The Lagos court said the prosecution has a discretion to call witnesses.
A Lagos Magistrate Court sitting in Ikeja, Friday, turned down a request by a lawyer to invite the head of Household of God Church, Chris Okotie, to testify in an assault suit involving a former keyboardist in the church.
Robert Igbinedion, the defence lawyer, had urged the court to issue witness summons on Mr. Okotie to come and present the church’s CCTV recording on July 10 and 15, 2012- the days Dafiaghor Okiotor, the defendant, was accused of assaulting “the man of God.”
The lawyer also wanted the flamboyant pastor to “testify what he knows about the circumstance of the criminal charge against the accused.”
Mr. Okiotor, 40, is facing a three-count charge, including threatening and preventing Mr. Okotie from preaching as well as conducting himself in a manner capable of breaching public peace.
In her ruling, Oshodi Makanjuola, the magistrate, stated that the court had no business calling witnesses in a case.
“The prosecution has no business calling witnesses if it can prove its case without witnesses,” said Ms. Makanjuola, citing portions of the Evidence Act and the Nigerian Constitution.
“The prosecution has no obligation to call all its witnesses… Unfortunately, I did not know of any law that says the prosecution witness must come and testify.
“This application fails and is hereby dismissed,” Ms. Makanjuola added.
STOP THE PRESS
During an earlier sitting of the court, Kola Dopamu, a counsel holding brief for Mr. Okotie, urged the court to stop journalists from reporting the trial.
On Friday, Mr. Dopamu said that he was “particularly unhappy” with Sahara Reporters, a New York based online newspaper.
“My Lord, the text of the report (of Sahara Reporters) is a review of Your Honour’s work as a magistrate,” said Mr. Dopamu, brandishing a printout of the report.
“The defence lawyer called me on more than five occasions if we can settle this out of court. I asked him to put it in writing. He never did.
“In (Sahara) report, he made an absolute nonsense of the discussions I had with him,” said Mr. Dopamu, asking the court “to protect him.”
The magistrate labelled Mr. Dopamu’s claims as “hearsay.”
“I’m not aware of anything being written by anybody. Whatever happened is between you and the defendant… I do not know what you are talking about and I so hold,” Ms. Makanjuola said.
The prosecution also urged the magistrate to “warn” Mr.
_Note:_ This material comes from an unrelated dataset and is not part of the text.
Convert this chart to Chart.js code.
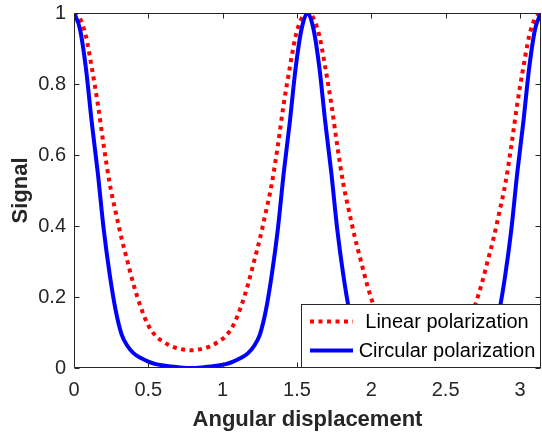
<!DOCTYPE html>
<html>
<head>
<meta charset="utf-8">
<script src="https://cdn.jsdelivr.net/npm/chart.js@4.4.1/dist/chart.umd.min.js"></script>
<style>
	html, body { margin: 0; padding: 0; background: #fff; }
</style>
</head>
<body>
<canvas id="chart-signal" width="542" height="433"></canvas>
<script>
// angle (rad) and signal values
const ANGLES = [
	0, 0.04, 0.08, 0.12, 0.16, 0.2, 0.24, 0.28, 0.32, 0.36, 0.4, 0.45, 0.5, 0.55, 0.6, 0.65, 0.7, 0.785,
	0.871, 0.921, 0.971, 1.021, 1.071, 1.121, 1.171, 1.211, 1.251, 1.291, 1.331, 1.371, 1.411, 1.451, 1.491, 1.531, 1.571,
	1.611, 1.651, 1.691, 1.731, 1.771, 1.811, 1.851, 1.891, 1.931, 1.971, 2.021, 2.071, 2.121, 2.171, 2.221, 2.271, 2.356,
	2.442, 2.492, 2.542, 2.592, 2.642, 2.692, 2.742, 2.782, 2.822, 2.862, 2.902, 2.942, 2.982, 3.022, 3.062, 3.102, 3.142,
];

const LINEAR = [
	1.0, 0.985, 0.935, 0.845, 0.744, 0.626, 0.52, 0.44, 0.365, 0.3, 0.236, 0.17, 0.12, 0.09, 0.074, 0.062, 0.055, 0.05,
	0.055, 0.062, 0.074, 0.09, 0.12, 0.17, 0.236, 0.3, 0.365, 0.44, 0.52, 0.626, 0.744, 0.845, 0.935, 0.985, 1.0,
	0.985, 0.935, 0.845, 0.744, 0.626, 0.52, 0.44, 0.365, 0.3, 0.236, 0.17, 0.12, 0.09, 0.074, 0.062, 0.055, 0.05,
	0.055, 0.062, 0.074, 0.09, 0.12, 0.17, 0.236, 0.3, 0.365, 0.44, 0.52, 0.626, 0.744, 0.845, 0.935, 0.985, 1.0,
];

const CIRCULAR = [
	1.0, 0.955, 0.845, 0.69, 0.55, 0.39, 0.264, 0.163, 0.095, 0.062, 0.042, 0.028, 0.018, 0.011, 0.007, 0.004, 0.002, 0.0,
	0.002, 0.004, 0.007, 0.011, 0.018, 0.028, 0.042, 0.062, 0.095, 0.163, 0.264, 0.39, 0.55, 0.69, 0.845, 0.955, 1.0,
	0.955, 0.845, 0.69, 0.55, 0.39, 0.264, 0.163, 0.095, 0.062, 0.042, 0.028, 0.018, 0.011, 0.007, 0.004, 0.002, 0.0,
	0.002, 0.004, 0.007, 0.011, 0.018, 0.028, 0.042, 0.062, 0.095, 0.163, 0.264, 0.39, 0.55, 0.69, 0.845, 0.955, 1.0,
];

const X_MAX = 3.1416;
const X_STEP = 0.5;
const Y_STEP = 0.2;

const TEXT_COLOR = "#262626";
const FONT = "'Liberation Sans', Arial, Helvetica, sans-serif";

const toPoints = (values) => values.map((v, i) => ({ x: ANGLES[i], y: v }));
// MATLAB style labels: 0, 0.5, 1 (no trailing zeros)
const plainLabel = (value) => String(Number(value.toFixed(2)));

//--------------------------------------------
// Box with inward ticks on all four sides
//--------------------------------------------
const axesBox = {
	id: "axesBox",
	afterDatasetsDraw(chart) {
		const { ctx, chartArea, scales } = chart;
		const l = Math.round(chartArea.left) + 0.5;
		const r = Math.round(chartArea.right) - 0.5;
		const t = Math.round(chartArea.top) + 0.5;
		const b = Math.round(chartArea.bottom) - 0.5;
		const tick = 5;

		ctx.save();
		ctx.strokeStyle = TEXT_COLOR;
		ctx.lineWidth = 1;
		ctx.beginPath();
		ctx.rect(l, t, r - l, b - t);

		scales.x.ticks.forEach((tk) => {
			const px = Math.round(scales.x.getPixelForValue(tk.value)) + 0.5;
			ctx.moveTo(px, b);
			ctx.lineTo(px, b - tick);
			ctx.moveTo(px, t);
			ctx.lineTo(px, t + tick);
		});
		scales.y.ticks.forEach((tk) => {
			const py = Math.round(scales.y.getPixelForValue(tk.value)) + 0.5;
			ctx.moveTo(l, py);
			ctx.lineTo(l + tick, py);
			ctx.moveTo(r, py);
			ctx.lineTo(r - tick, py);
		});
		ctx.stroke();
		ctx.restore();
	},
};

//--------------------------------------------
// Legend inside the lower right corner
//--------------------------------------------
const legendBox = {
	id: "legendBox",
	afterDraw(chart) {
		const { ctx, chartArea } = chart;
		const w = 240;
		const h = 64;
		const x0 = Math.round(chartArea.right) - w;
		const y0 = Math.round(chartArea.bottom) - h;

		ctx.save();
		ctx.fillStyle = "#fff";
		ctx.fillRect(x0, y0, w, h);
		ctx.strokeStyle = TEXT_COLOR;
		ctx.lineWidth = 1;
		ctx.strokeRect(x0 + 0.5, y0 + 0.5, w - 1, h - 1);

		chart.data.datasets.forEach((ds, i) => {
			const y = y0 + 17.5 + i * 29;
			ctx.beginPath();
			ctx.strokeStyle = ds.borderColor;
			ctx.lineWidth = ds.borderWidth;
			ctx.setLineDash(ds.borderDash || []);
			ctx.moveTo(x0 + 9, y);
			ctx.lineTo(x0 + 52, y);
			ctx.stroke();
			ctx.setLineDash([]);

			ctx.fillStyle = "#000";
			ctx.font = `20px ${FONT}`;
			ctx.textAlign = "center";
			ctx.textBaseline = "middle";
			ctx.fillText(ds.label, x0 + 146, y + 1);
		});
		ctx.restore();
	},
};

const CHART_DATA = {
	datasets: [
		{
			label: "Linear polarization",
			data: toPoints(LINEAR),
			borderColor: "#ff0000",
			borderWidth: 4,
			borderDash: [4, 4.5],
			order: 1,
		},
		{
			label: "Circular polarization",
			data: toPoints(CIRCULAR),
			borderColor: "#0000ff",
			borderWidth: 4,
			order: 0,
		},
	],
};

const CHART_CONFIG = {
	type: "line",
	data: CHART_DATA,
	plugins: [axesBox, legendBox],
	options: {
		responsive: false,
		animation: false,
		layout: {
			padding: { top: 13, right: 1, left: 0, bottom: 0 },
		},
		elements: {
			point: { radius: 0 },
			line: { cubicInterpolationMode: "monotone", fill: false },
		},
		scales: {
			x: {
				type: "linear",
				min: 0,
				max: X_MAX,
				grid: { display: false, drawTicks: false },
				border: { display: false },
				ticks: {
					stepSize: X_STEP,
					includeBounds: false,
					color: TEXT_COLOR,
					padding: 10,
					maxRotation: 0,
					font: { family: FONT, size: 20 },
					callback: plainLabel,
				},
				title: {
					display: true,
					text: "Angular displacement",
					color: TEXT_COLOR,
					font: { family: FONT, size: 22, weight: "bold", lineHeight: 1 },
					padding: { top: 0, bottom: 2 },
				},
				afterFit: (scale) => {
					scale.height = 65;
					scale.paddingLeft = 0;
					scale.paddingRight = 0;
				},
			},
			y: {
				min: 0,
				max: 1,
				grid: { display: false, drawTicks: false },
				border: { display: false },
				ticks: {
					stepSize: Y_STEP,
					color: TEXT_COLOR,
					padding: 8,
					font: { family: FONT, size: 20 },
					callback: plainLabel,
				},
				title: {
					display: true,
					text: "Signal",
					color: TEXT_COLOR,
					font: { family: FONT, size: 22, weight: "bold", lineHeight: 1 },
					padding: { top: 10, bottom: 0 },
				},
				afterFit: (scale) => {
					scale.width = 74;
					scale.paddingTop = 0;
					scale.paddingBottom = 0;
				},
			},
		},
		plugins: {
			legend: { display: false },
			title: { display: false },
			tooltip: { enabled: false },
		},
	},
};

new Chart(document.getElementById("chart-signal"), CHART_CONFIG);
</script>
</body>
</html>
Okiotor, about publishing information about the court, to which the defendant replied from the dock that he doesn’t “own a publishing house.”
But the magistrate, however, told Mr. Igbinedion to warn his client to “desist from publishing anything.”
“If at all your client is publishing, to your knowledge or not to your knowledge, he should stop publishing anything. The matter is in court and you are all here to get justice,” Ms. Makanjuola said.
While adjourning to May 30 for continuation of trial, Ms. Makanjuola urged both parties to try to settle out of court.
“I don’t even know why the matter cannot be amicably resolved. But since you have chosen to come to court, you’ll get justice,” she added.